Commentary: Nobody Gets To Live Life Backward

"At age 20, we worry about what others think of us. At 40, we don't care what they think of us. At 60, we discover they haven't been thinking of us at all."

-- Ann Landers

Ah, yes, how our vision changes as we age. I'm not talking about our eyesight, though I have a notion on how that changes over the years as I search for my eyeglasses and often find them atop my head.

But while our eyesight may fade, I'd like to think our mind's eye -- our ability to conceptualize our world and ourselves -- gets sharper with time.

I have a tendency to get a tad pensive each year as I remove my ornaments from their boxes and hunt for the perfect branch on which to nestle them within my freshly cut Christmas tree. Each decoration carries a memory, a direct link to a person, experience or time in my life.

But even my Christmas decorations have taken a huge hit in the process of downsizing.

Not only is there not enough storage in my loft for 12 boxes of Christmas paraphernalia, there isn't enough room to display 12 boxes of Christmas paraphernalia come December. And who needs 12 boxes of Christmas stuff?

(We'll now take a brief intermission while you and/or your significant other ponder the number of boxes currently stored in your home, attic, garage or storage unit and discuss the implications of that last sentence, which undoubtedly caused at least one head to spin at the thought of having only 12 boxes of Christmas decor, much less the idea of whittling that number down to a single digit by actually getting rid of items and not by simply getting larger boxes. Be nice. No name calling. We'll wait.)

I went through each box and sold or donated the majority of holiday items I'd collected over the years, leaving four boxes of the most treasured decorations. Not valuable, per se, but priceless to me.

And for the first time in years, I had help adorning the tree from someone other than Baxter and Floyd (whose "help" consists of being hind-end-up in every box, eating tinsel and drinking the tree water).

As Southern Gent and I strung lights on the tree, I thought back on the many things that happened in the year since I last saw those strands.

I wondered, knowing what I know now, if I could write a note that would travel back in time for me to receive while I was putting up my tree last year, what would I tell myself?

Dear Me,

You're tired of changes, I know, but a few more are coming your way. Some will be tough; some will be good. All are necessary.

Cherish the outing you take with Mom in February. Order hot fudge sundaes.

No, there are no physiological reasons to explain what Mom does in her last 15 seconds. If that doesn't convert the unbelievers in the room, nothing will.

It's okay to cry in the cereal aisle. It's okay to feel anger, relief and sadness, but not guilt. You're a good caretaker. You're a good daughter.

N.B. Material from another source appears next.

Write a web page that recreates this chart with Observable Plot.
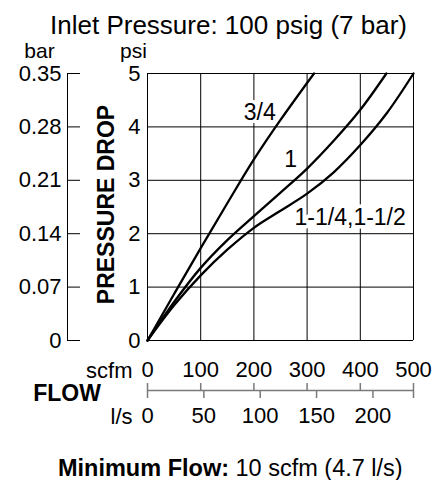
<!DOCTYPE html>
<html>
<head>
<meta charset="utf-8">
<script src="https://cdn.jsdelivr.net/npm/d3@7"></script>
<script src="https://cdn.jsdelivr.net/npm/@observablehq/plot@0.6"></script>
<style>
  html, body { margin: 0; padding: 0; background: #fff; }
  svg { display: block; }
</style>
</head>
<body>
<div id="chart"></div>
<script>
// ---- text ----
const title = "Inlet Pressure: 100 psig (7 bar)";
const captionBold = "Minimum Flow:";
const captionRest = "10 scfm (4.7 l/s)";
const yTitle = "PRESSURE DROP";
const xTitle = "FLOW";

// ---- series (flow in scfm, pressure drop in psi) ----
const seriesNames = ["3/4", "1", "1-1/4,1-1/2"];
const flow34 = [0, 50, 100, 150, 200, 250, 313];
const drop34 = [0, 0.87, 1.73, 2.57, 3.39, 4.13, 5];
const flow1 = [0, 50, 100, 150, 200, 250, 300, 350, 400, 449];
const drop1 = [0, 0.72, 1.36, 1.88, 2.33, 2.77, 3.22, 3.74, 4.32, 5];
const flow114 = [0, 50, 100, 150, 200, 250, 300, 350, 400, 450, 500];
const drop114 = [0, 0.66, 1.22, 1.7, 2.11, 2.43, 2.75, 3.15, 3.66, 4.26, 5];

// series label anchors (scfm, psi)
const labelFlow = [211, 269, 381];
const labelDrop = [4.12, 3.24, 2.16];

// ---- ticks ----
const scfmTicks = [0, 100, 200, 300, 400, 500];
const lsTicks = [0, 50, 100, 150, 200];
const psiTicks = [0, 1, 2, 3, 4, 5];
const psiLabels = ["0", "1", "2", "3", "4", "5"];
const barLabels = ["0", "0.07", "0.14", "0.21", "0.28", "0.35"];
const LS_PER_SCFM = 0.472;

// ---- build table ----
const flows = [flow34, flow1, flow114];
const drops = [drop34, drop1, drop114];
const curveData = seriesNames.flatMap((name, s) =>
  flows[s].map((f, i) => ({ series: name, flow: f, drop: drops[s][i] })));
const labelData = seriesNames.map((name, i) => ({ name, flow: labelFlow[i], drop: labelDrop[i] }));

const FONT = "'Liberation Sans', Arial, Helvetica, sans-serif";
const GRAY = "#7a7a7a";

const chart = Plot.plot({
  width: 438,
  height: 480,
  marginLeft: 147,
  marginRight: 25,
  marginTop: 73,
  marginBottom: 140,
  x: { domain: [0, 500] },
  y: { domain: [0, 5] },
  style: { fontFamily: FONT, fontSize: "22px", background: "#fff", color: "#000", overflow: "visible" },
  marks: [
    // grid
    Plot.gridX(scfmTicks, { stroke: "#000", strokeOpacity: 1, strokeWidth: 1 }),
    Plot.gridY(psiTicks, { stroke: "#000", strokeOpacity: 1, strokeWidth: 1 }),

    // psi axis labels
    Plot.axisY(psiTicks, {
      anchor: "left", tickSize: 0, tickPadding: 7, fontSize: 22, label: null,
      tickFormat: d => psiLabels[psiTicks.indexOf(d)]
    }),

    // bar axis (secondary, aligned with psi ticks)
    Plot.ruleX([0], { dx: -80, stroke: "#000", strokeWidth: 1 }),
    Plot.axisY(psiTicks, {
      anchor: "left", dx: -80, tickSize: -13, tickPadding: 19, fontSize: 22, label: null,
      stroke: "#000", tickFormat: d => barLabels[psiTicks.indexOf(d)]
    }),

    // scfm axis labels
    Plot.axisX(scfmTicks, { anchor: "bottom", tickSize: 0, tickPadding: 21, fontSize: 22, label: null }),

    // flow double scale line
    Plot.ruleY([0], { dy: 50, stroke: GRAY, strokeWidth: 1.5 }),
    Plot.axisX(scfmTicks, { anchor: "bottom", dy: 43, tickSize: 7, fill: "none", stroke: GRAY, strokeWidth: 1.5, label: null }),
    Plot.axisX(lsTicks.map(v => v / LS_PER_SCFM), {
      anchor: "bottom", dy: 50, tickSize: 8, tickPadding: 9, fontSize: 22, label: null,
      stroke: GRAY, strokeWidth: 1.5, fill: "#000",
      tickFormat: d => String(Math.round(d * LS_PER_SCFM))
    }),
    Plot.axisX([scfmTicks[scfmTicks.length - 1]], { anchor: "bottom", dy: 50, tickSize: 8, fill: "none", stroke: GRAY, strokeWidth: 1.5, label: null }),

    // curves
    Plot.line(curveData, { x: "flow", y: "drop", z: "series", curve: "catmull-rom", stroke: "#000", strokeWidth: 2.3 }),

    // series labels
    Plot.text(labelData, {
      x: "flow", y: "drop", text: "name", textAnchor: "middle", lineAnchor: "bottom",
      fontSize: 23, fill: "#000", stroke: "#fff", strokeWidth: 7
    }),

    // titles and unit labels
    Plot.text([title], { frameAnchor: "top-left", text: d => d, textAnchor: "middle", lineAnchor: "bottom", dx: 81, dy: -40, fontSize: 26 }),
    Plot.text(["bar"], { frameAnchor: "top-left", text: d => d, textAnchor: "middle", lineAnchor: "bottom", dx: -108, dy: -16, fontSize: 21 }),
    Plot.text(["psi"], { frameAnchor: "top-left", text: d => d, textAnchor: "middle", lineAnchor: "bottom", dx: -14, dy: -16, fontSize: 21 }),
    Plot.text([yTitle], { frameAnchor: "left", text: d => d, rotate: -90, textAnchor: "middle", lineAnchor: "middle", dx: -41, dy: -2.5, fontSize: 23, fontWeight: "bold" }),
    Plot.text(["scfm"], { frameAnchor: "bottom-left", text: d => d, textAnchor: "end", lineAnchor: "bottom", dx: -15, dy: 37, fontSize: 22 }),
    Plot.text([xTitle], { frameAnchor: "bottom-left", text: d => d, textAnchor: "middle", lineAnchor: "bottom", dx: -80.5, dy: 60, fontSize: 23, fontWeight: "bold" }),
    Plot.text(["l/s"], { frameAnchor: "bottom-left", text: d => d, textAnchor: "end", lineAnchor: "bottom", dx: -15, dy: 83, fontSize: 22 }),
    Plot.text([captionBold], { frameAnchor: "bottom-left", text: d => d, textAnchor: "end", lineAnchor: "bottom", dx: 81.5, dy: 135, fontSize: 23.5, fontWeight: "bold" }),
    Plot.text([captionRest], { frameAnchor: "bottom-left", text: d => d, textAnchor: "start", lineAnchor: "bottom", dx: 88, dy: 135, fontSize: 23.5 })
  ]
});
document.getElementById("chart").appendChild(chart);
</script>
</body>
</html>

The Doc is not The One. You already know this. Cut bait.

Stay away from Ukraine, West Africa and Ferguson, Mo.

Yes, Ferguson, Mo. Just trust me. You don't have to know why.

It gets better. Stay the course.

Don't put the chocolate in your suitcase.

Wear the red one.

You've never put too much stock in what others think of you, and you certainly don't at age 40, but try to lighten up on yourself. You're your own harshest critic.

Use cash at Target and Home Depot.

Read the instructions that come with the worms. Just trust me. You don't have to know why.

Next year, you won't be trimming the tree alone as you've done for ages. You'll have a partner. A real partner. And he's right under your nose.

Yes, you know him.

Just trust me. You don't have to know who.

Your year will begin like an after-school special, but end like a Hallmark miniseries. And you'll be the better for it.

Sincerely,

A Slightly Wiser You

I took the strand of lights Southern Gent held out from the other side of the tree. Perhaps it's best we can't deliver such letters. Nobody gets to live life backward, said Ms. Landers. We have to look forward.

May we all have much to look forward to this Christmas and in the coming year.